Set problem ▸ Every line below should be copied exactly; drop the pictures.

Data lines ▸
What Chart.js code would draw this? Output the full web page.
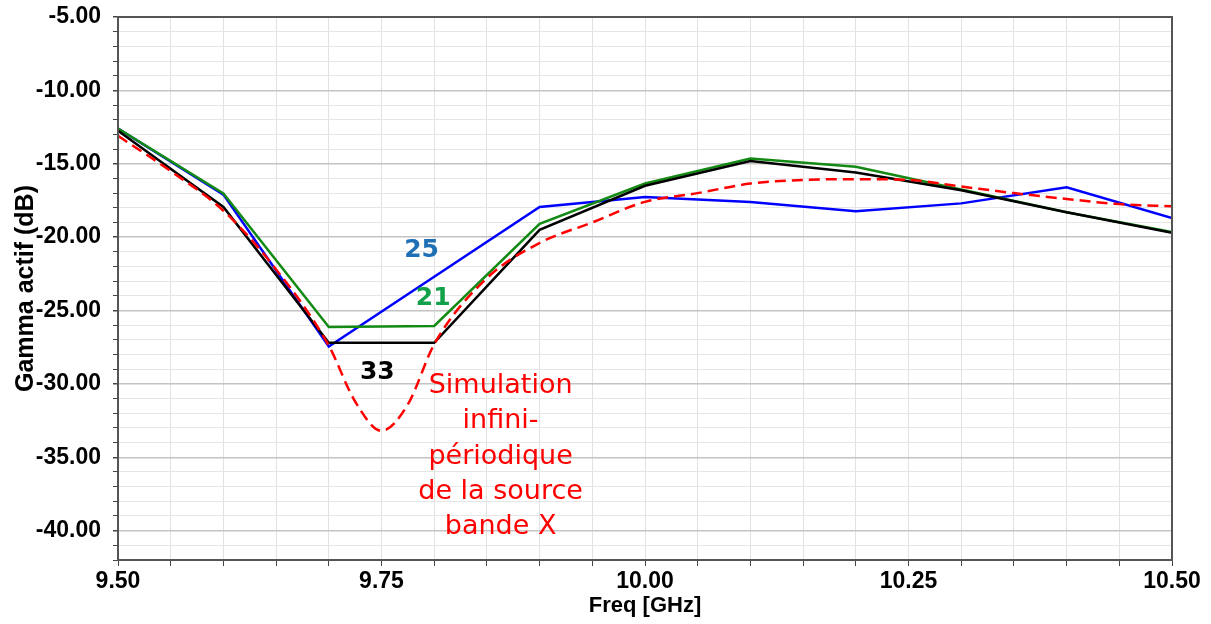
<!DOCTYPE html>
<html>
<head>
<meta charset="utf-8">
<script src="https://cdn.jsdelivr.net/npm/chart.js@4/dist/chart.umd.min.js"></script>
<style>
  html, body { margin: 0; padding: 0; background: #fff; }
  #wrap { width: 1211px; height: 624px; position: relative; }
</style>
</head>
<body>
<div id="wrap"><canvas id="gammaChart"></canvas></div>
<script>
// measured ports, 0.1 GHz steps
const freq = [9.5, 9.6, 9.7, 9.8, 9.9, 10.0, 10.1, 10.2, 10.3, 10.4, 10.5];
const gamma25 = [-12.6, -17.1, -27.45, -22.7, -17.95, -17.26, -17.6, -18.23, -17.7, -16.6, -18.7];
const gamma21 = [-12.6, -17.03, -26.13, -26.05, -19.1, -16.35, -14.64, -15.2, -16.75, -18.3, -19.65];
const gamma33 = [-12.75, -17.94, -27.2, -27.2, -19.5, -16.5, -14.82, -15.6, -16.8, -18.3, -19.7];

// infinite-periodic simulation (red dashed)
const simFreq = [9.5, 9.55, 9.6, 9.65, 9.7, 9.725, 9.75, 9.775, 9.8, 9.85, 9.9, 9.95,
  10.0, 10.05, 10.1, 10.15, 10.2, 10.25, 10.3, 10.35, 10.4, 10.45, 10.5];
const simGamma = [-13.1, -15.5, -18.2, -22.2, -27.4, -31.2, -33.2, -31.4, -27.3, -22.8, -20.4, -19.0,
  -17.6, -17.0, -16.35, -16.1, -16.05, -16.1, -16.55, -17.0, -17.4, -17.75, -17.9];

// text labels placed in data units
const labels = [
  { x: 9.788, y: -20.9, lines: ['25'], color: '#1f6fb5', font: 'bold 25px "DejaVu Sans"' },
  { x: 9.799, y: -24.2, lines: ['21'], color: '#12a04a', font: 'bold 25px "DejaVu Sans"' },
  { x: 9.746, y: -29.2, lines: ['33'], color: '#000000', font: 'bold 25px "DejaVu Sans"' },
  { x: 9.863, y: -30.15, lines: ['Simulation', 'infini-', 'périodique', 'de la source', 'bande X'],
    color: '#ff0000', font: '27px "DejaVu Sans"' }
];

const toPts = (xs, ys) => xs.map((x, i) => ({ x: x, y: ys[i] }));

const labelPlugin = {
  id: 'labelPlugin',
  afterDatasetsDraw(chart) {
    const ctx = chart.ctx;
    const xs = chart.scales.x, ys = chart.scales.y;
    ctx.save();
    ctx.textAlign = 'center';
    ctx.textBaseline = 'middle';
    labels.forEach(l => {
      ctx.font = l.font;
      ctx.fillStyle = l.color;
      const px = xs.getPixelForValue(l.x);
      const py = ys.getPixelForValue(l.y);
      l.lines.forEach((t, i) => ctx.fillText(t, px, py + i * 35.3));
    });
    // frame round plot area
    const a = chart.chartArea;
    ctx.strokeStyle = '#555';
    ctx.lineWidth = 2;
    ctx.strokeRect(a.left, a.top, a.right - a.left, a.bottom - a.top);
    ctx.restore();
  }
};

const isMult = (v, step) => Math.abs(v / step - Math.round(v / step)) < 1e-6;
const tickFont = { family: '"Liberation Sans", Arial', size: 23, weight: 'bold' };

new Chart(document.getElementById('gammaChart'), {
  type: 'line',
  data: {
    datasets: [
      {
        label: 'Simulation',
        data: toPts(simFreq, simGamma),
        borderColor: '#ff0000',
        borderWidth: 2.5,
        borderDash: [11, 6],
        cubicInterpolationMode: 'monotone',
        pointRadius: 0
      },
      {
        label: '33',
        data: toPts(freq, gamma33),
        borderColor: '#000000',
        borderWidth: 2.5,
        pointRadius: 0
      },
      {
        label: '21',
        data: toPts(freq, gamma21),
        borderColor: '#138a13',
        borderWidth: 2.5,
        pointRadius: 0
      },
      {
        label: '25',
        data: toPts(freq, gamma25),
        borderColor: '#0000ff',
        borderWidth: 2.5,
        pointRadius: 0
      }
    ]
  },
  options: {
    responsive: true,
    maintainAspectRatio: false,
    animation: false,
    layout: { padding: { top: 17, right: 39, left: 0, bottom: 0 } },
    plugins: { legend: { display: false }, tooltip: { enabled: false } },
    scales: {
      x: {
        type: 'linear',
        min: 9.5,
        max: 10.5,
        afterFit: s => { s.height = 64; s.paddingLeft = 0; s.paddingRight = 0; },
        ticks: {
          stepSize: 0.05,
          autoSkip: false,
          maxRotation: 0,
          padding: 2,
          color: '#000',
          font: tickFont,
          callback: v => isMult(v, 0.25) ? v.toFixed(2) : ''
        },
        grid: { color: '#e2e2e2', tickColor: '#444', tickLength: 6 },
        border: { color: '#555', width: 2 },
        title: {
          display: true,
          text: 'Freq [GHz]',
          color: '#000',
          font: { family: '"Liberation Sans", Arial', size: 22, weight: 'bold' },
          padding: { top: 0, bottom: 5 }
        }
      },
      y: {
        min: -42,
        max: -5,
        afterFit: s => { s.width = 118; s.paddingTop = 0; s.paddingBottom = 0; },
        ticks: {
          stepSize: 1,
          autoSkip: false,
          padding: 12,
          color: '#000',
          font: tickFont,
          callback: v => isMult(v, 5) ? v.toFixed(2) : ''
        },
        grid: {
          color: c => (c.tick && isMult(c.tick.value, 5)) ? '#c4c4c4' : '#e6e6e6',
          lineWidth: c => (c.tick && isMult(c.tick.value, 5)) ? 1.5 : 1,
          tickColor: '#444',
          tickLength: 5
        },
        border: { color: '#555', width: 2 },
        title: {
          display: true,
          text: 'Gamma actif (dB)',
          color: '#000',
          font: { family: '"Liberation Sans", Arial', size: 25, weight: 'bold' },
          padding: { top: 11, bottom: 0 }
        }
      }
    }
  },
  plugins: [labelPlugin]
});
</script>
</body>
</html>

Exercise solution ▸
What Chart.js code would draw this? Output the full web page.
<!DOCTYPE html>
<html>
<head>
<meta charset="utf-8">
<script src="https://cdn.jsdelivr.net/npm/chart.js@4/dist/chart.umd.min.js"></script>
<style>
  html, body { margin: 0; padding: 0; background: #fff; }
  #wrap { width: 1211px; height: 624px; position: relative; }
</style>
</head>
<body>
<div id="wrap"><canvas id="gammaChart"></canvas></div>
<script>
// measured ports, 0.1 GHz steps
const freq = [9.5, 9.6, 9.7, 9.8, 9.9, 10.0, 10.1, 10.2, 10.3, 10.4, 10.5];
const gamma25 = [-12.6, -17.1, -27.45, -22.7, -17.95, -17.26, -17.6, -18.23, -17.7, -16.6, -18.7];
const gamma21 = [-12.6, -17.03, -26.13, -26.05, -19.1, -16.35, -14.64, -15.2, -16.75, -18.3, -19.65];
const gamma33 = [-12.75, -17.94, -27.2, -27.2, -19.5, -16.5, -14.82, -15.6, -16.8, -18.3, -19.7];

// infinite-periodic simulation (red dashed)
const simFreq = [9.5, 9.55, 9.6, 9.65, 9.7, 9.725, 9.75, 9.775, 9.8, 9.85, 9.9, 9.95,
  10.0, 10.05, 10.1, 10.15, 10.2, 10.25, 10.3, 10.35, 10.4, 10.45, 10.5];
const simGamma = [-13.1, -15.5, -18.2, -22.2, -27.4, -31.2, -33.2, -31.4, -27.3, -22.8, -20.4, -19.0,
  -17.6, -17.0, -16.35, -16.1, -16.05, -16.1, -16.55, -17.0, -17.4, -17.75, -17.9];

// text labels placed in data units
const labels = [
  { x: 9.788, y: -20.9, lines: ['25'], color: '#1f6fb5', font: 'bold 25px "DejaVu Sans"' },
  { x: 9.799, y: -24.2, lines: ['21'], color: '#12a04a', font: 'bold 25px "DejaVu Sans"' },
  { x: 9.746, y: -29.2, lines: ['33'], color: '#000000', font: 'bold 25px "DejaVu Sans"' },
  { x: 9.863, y: -30.15, lines: ['Simulation', 'infini-', 'périodique', 'de la source', 'bande X'],
    color: '#ff0000', font: '27px "DejaVu Sans"' }
];

const toPts = (xs, ys) => xs.map((x, i) => ({ x: x, y: ys[i] }));

const labelPlugin = {
  id: 'labelPlugin',
  afterDatasetsDraw(chart) {
    const ctx = chart.ctx;
    const xs = chart.scales.x, ys = chart.scales.y;
    ctx.save();
    ctx.textAlign = 'center';
    ctx.textBaseline = 'middle';
    labels.forEach(l => {
      ctx.font = l.font;
      ctx.fillStyle = l.color;
      const px = xs.getPixelForValue(l.x);
      const py = ys.getPixelForValue(l.y);
      l.lines.forEach((t, i) => ctx.fillText(t, px, py + i * 35.3));
    });
    // frame round plot area
    const a = chart.chartArea;
    ctx.strokeStyle = '#555';
    ctx.lineWidth = 2;
    ctx.strokeRect(a.left, a.top, a.right - a.left, a.bottom - a.top);
    ctx.restore();
  }
};

const isMult = (v, step) => Math.abs(v / step - Math.round(v / step)) < 1e-6;
const tickFont = { family: '"Liberation Sans", Arial', size: 23, weight: 'bold' };

new Chart(document.getElementById('gammaChart'), {
  type: 'line',
  data: {
    datasets: [
      {
        label: 'Simulation',
        data: toPts(simFreq, simGamma),
        borderColor: '#ff0000',
        borderWidth: 2.5,
        borderDash: [11, 6],
        cubicInterpolationMode: 'monotone',
        pointRadius: 0
      },
      {
        label: '33',
        data: toPts(freq, gamma33),
        borderColor: '#000000',
        borderWidth: 2.5,
        pointRadius: 0
      },
      {
        label: '21',
        data: toPts(freq, gamma21),
        borderColor: '#138a13',
        borderWidth: 2.5,
        pointRadius: 0
      },
      {
        label: '25',
        data: toPts(freq, gamma25),
        borderColor: '#0000ff',
        borderWidth: 2.5,
        pointRadius: 0
      }
    ]
  },
  options: {
    responsive: true,
    maintainAspectRatio: false,
    animation: false,
    layout: { padding: { top: 17, right: 39, left: 0, bottom: 0 } },
    plugins: { legend: { display: false }, tooltip: { enabled: false } },
    scales: {
      x: {
        type: 'linear',
        min: 9.5,
        max: 10.5,
        afterFit: s => { s.height = 64; s.paddingLeft = 0; s.paddingRight = 0; },
        ticks: {
          stepSize: 0.05,
          autoSkip: false,
          maxRotation: 0,
          padding: 2,
          color: '#000',
          font: tickFont,
          callback: v => isMult(v, 0.25) ? v.toFixed(2) : ''
        },
        grid: { color: '#e2e2e2', tickColor: '#444', tickLength: 6 },
        border: { color: '#555', width: 2 },
        title: {
          display: true,
          text: 'Freq [GHz]',
          color: '#000',
          font: { family: '"Liberation Sans", Arial', size: 22, weight: 'bold' },
          padding: { top: 0, bottom: 5 }
        }
      },
      y: {
        min: -42,
        max: -5,
        afterFit: s => { s.width = 118; s.paddingTop = 0; s.paddingBottom = 0; },
        ticks: {
          stepSize: 1,
          autoSkip: false,
          padding: 12,
          color: '#000',
          font: tickFont,
          callback: v => isMult(v, 5) ? v.toFixed(2) : ''
        },
        grid: {
          color: c => (c.tick && isMult(c.tick.value, 5)) ? '#c4c4c4' : '#e6e6e6',
          lineWidth: c => (c.tick && isMult(c.tick.value, 5)) ? 1.5 : 1,
          tickColor: '#444',
          tickLength: 5
        },
        border: { color: '#555', width: 2 },
        title: {
          display: true,
          text: 'Gamma actif (dB)',
          color: '#000',
          font: { family: '"Liberation Sans", Arial', size: 25, weight: 'bold' },
          padding: { top: 11, bottom: 0 }
        }
      }
    }
  },
  plugins: [labelPlugin]
});
</script>
</body>
</html>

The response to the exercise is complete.